In one sense, having gone after that specific "next big thing" is much like training for a marathon and then competing. Once you cross the finish line, you experience a short-lived ecstasy, but then you crash. If you have ever watched runners, you know their expended energy results in a temporary agony, horrifying to witness.

Reaching a new level of success isn't so different. You have spent so much time and effort and strategy to get recognized. It's been a goal driving you, a good thing-- and then it's realized. As it sinks in, you start to wonder, "Do I deserve it? So far, so good, but can I actually do it? Am I going to be found out to be a fraud? Do I even really want it?"

I have a Ph.D. in how we manage change in our careers but I still can't find any short cuts to our nervous system. Studying the way that most people handle change, I've found that we typically want something more or something other. At the same time, we also want to know the territory, feel comfortable in basic ways and not have to learn everything all at once. Meeting change is so overwhelming that most people (especially women) don't even try. Those who do still have to internally process the chaos, turbulence, and the unknown. That's a lot harder to do than imagined. When it's done well, it looks seamless, deceptively easy - just like any art.

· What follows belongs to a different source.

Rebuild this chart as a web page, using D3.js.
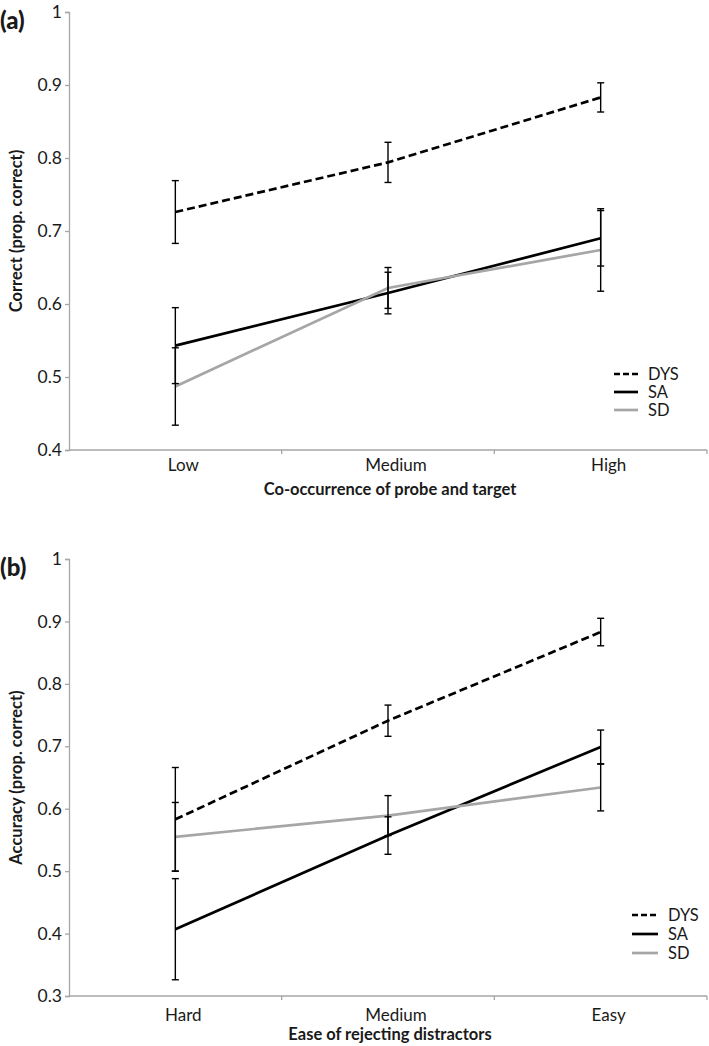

To give yourself the needed boost, look back at what you've achieved in the past (by reading your resume, for example) to remind yourself of your own accomplishments. You'll be surprised at your worth. Keep a file or log of your successes including projects and praise as you go along so that next time you don't forget how good you are and how courageous your actions have been. This will also help jog your memory when you will need it... for yourself, for your boss, and for future endeavors. You should celebrate reaching this goal with a gift to yourself -- tangible, like the bracelets I buy myself each time I write a new book, to remind you of your recognized efforts whenever you see it.

Sooner or later, you will learn all about performing the duties of this new position and some of you who are ambitious will find that, again, you are ready for something more challenging and will fix your sites on a new goal. Instead, do your best to focus on learning and mastering what it takes to perform it well and use your skills to make a difference before you begin your search for the big NEXT.

Succeeding requires one set of skills. Managing success another set. Both are critical in your careering process.

Make your luck happen!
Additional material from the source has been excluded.